September 23, 2020 5:33:24 pm
By Bob Woodward
Simon & Schuster
Rs 699 (hardback)
Twenty pages into Bob Woodward’s much hyped and discussed book about US President Donald Trump, you feel tempted to check whether the book is a work of fiction or non-fiction. Not because you doubt Woodward’s credentials. “ He is after all, perhaps one of the most famous journalists alive, renowned for his books on US Presidents and of course, part of the Woodward-Bernstein team that at the Washington Post played a key role in the Watergate Scandal reportage that led to President Nixon’s resignation. No, you may not like Woodward personally but his credentials as a journalist are impeccable.
It is just that the incidents he narrates in the typically detailed Rage are well, at times, beyond belief. Yes, we have had our share of Trump-bashing books, some by former colleagues, some by political opponents and yet others by journalists and analysts. But there has perhaps been no book that has taken such a heavy toll of the Trump presidency as Rage. And ironically, that is because the US President himself collaborated with Woodward on the book.
This is the second book that Woodward has written about Trump as President. The first, called Fear, was released in 2018. Trump had declined to be interviewed for that book, but ad evidently told his aides that he wished he had done so. Time around, he granted Woodward a series of 17 interviews for the book. Interviews that Woodward being an old-fashioned reporter, recorded for good measure.
The result is devastating. Rage is a 450-plus page book that lays the US Presidency bare.
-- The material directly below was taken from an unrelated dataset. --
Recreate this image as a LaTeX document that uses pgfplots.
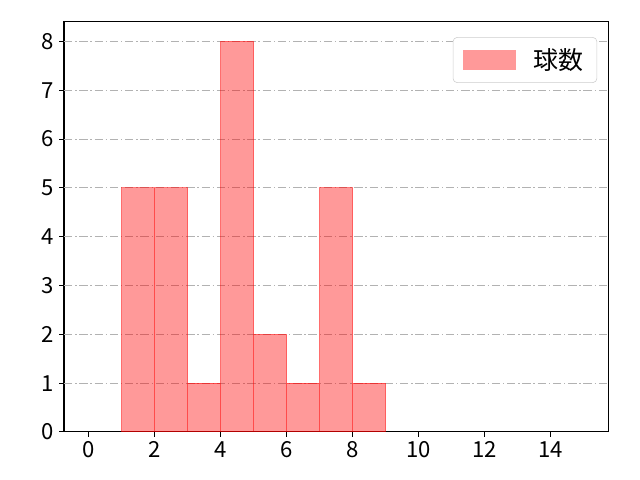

For all his attempts to collaborate with Woodward, Trump comes across as petty and dangerously self-obsessed, and when those qualities are added to the fact that he is one of the most powerful people in the world, the overall package shakes the reader to the core.
Most of the talk around the book has not surprisingly been centred on how the US President was aware of how dangerous the Corona virus but kept playing it down in public because he did not want to create a panic. And indeed, the book starts with the briefing in this regard on January 28, 2020. “This will be the biggest national security threat you face in your presidency,” Trump is warned by Robert O’Brien, his national security adviser on the very first page of the book. And yet, the US President did not seem to take the matter too seriously. When Woodward reminds Trump of what O’Brien’s warning in a meeting on March 19, Trump claims he cannot recall it. “You know, I’m sure he said it,” he says, though, adding: “Nice guy.” Trump in fact goes on to insist that he knew the Covid virus was dangerous but he downplayed it deliberately:
“I wanted to always play it down,” Trump told me. “I still like playing it down, because I don’t want to create a panic.”
It is the kind of passage that sends a chill down your spine when you consider what has happened since. And it does not get better. Right through the book, Trump comes across as a person more obsessed with criticising and often humiliating people than addressing critical issues. His briefings make for terrifying reading with the US President often ranting at his team, often asking it to do things that contravene not just convention, but sometimes even human decency. After sacking FBI director James Comey controversially, a seemingly manic Trump insists the former director not even be allowed inside FBI headquarters to collect his personal effects, and screams at his team for letting Comey use a government aircraft to fly back home. He even insists on changing the nickname of the man he plans to make Secretary of Defence, James Mattis. Matthis’ nickname is “chaos.” But Trump does not like it and changes it to “Mad Dog” because “Mad Dog Mattis…works out great.” Small wonder many of his own team who support and want to help him have second thoughts.
What also comes right through is Trump’s paranoia and lack of trust in most people. “The world is taking advantage of us…we are the piggy bank that everyone likes to rob” he says at one particular briefing, railing against an old ally, South Korea. The height of irony is that he actually seems to have a soft corner for the country’s communist neighbour, which many feel is a dangerous nation, and even for the US’ former official (and now largely unofficial) nemesis, Russia.
And this is narrated in Woodward’s typically fluid style. Unlike some reporters, who prefer to use reported speech, Woodward uses a lot of direct speech and his books are laden with conversations. And most of them will leave you shaking your head in bewilderment. Bewilderment that something like this can happen. Worse, something like this is happening. It is brisk narration, packed with incident and although you will need to have an understanding of US administration (the designations are far too many) and the cast of characters is incredibly wide, you are unlikely to be distracted too much because your eyes will be fixed on one person: Donald Trump. And he seldom fails to deliver anything less than sheer disbelief! As we said at the very beginning, you start to wonder if this is fact or fiction – the realisation that it is the former is not a comforting one.
All of which makes Rage a must-read for anyone interested in current affairs or global politics. It is very easy to read, and leave you shaken to the core. By the time you reach the end, it is hard to disagree with Woodwar’s conclusion about the man who ironically helped him write this very book:
“When his performance as president is taken in its entirety, I can reach only one conclusion: Trump is the wrong man for the job.”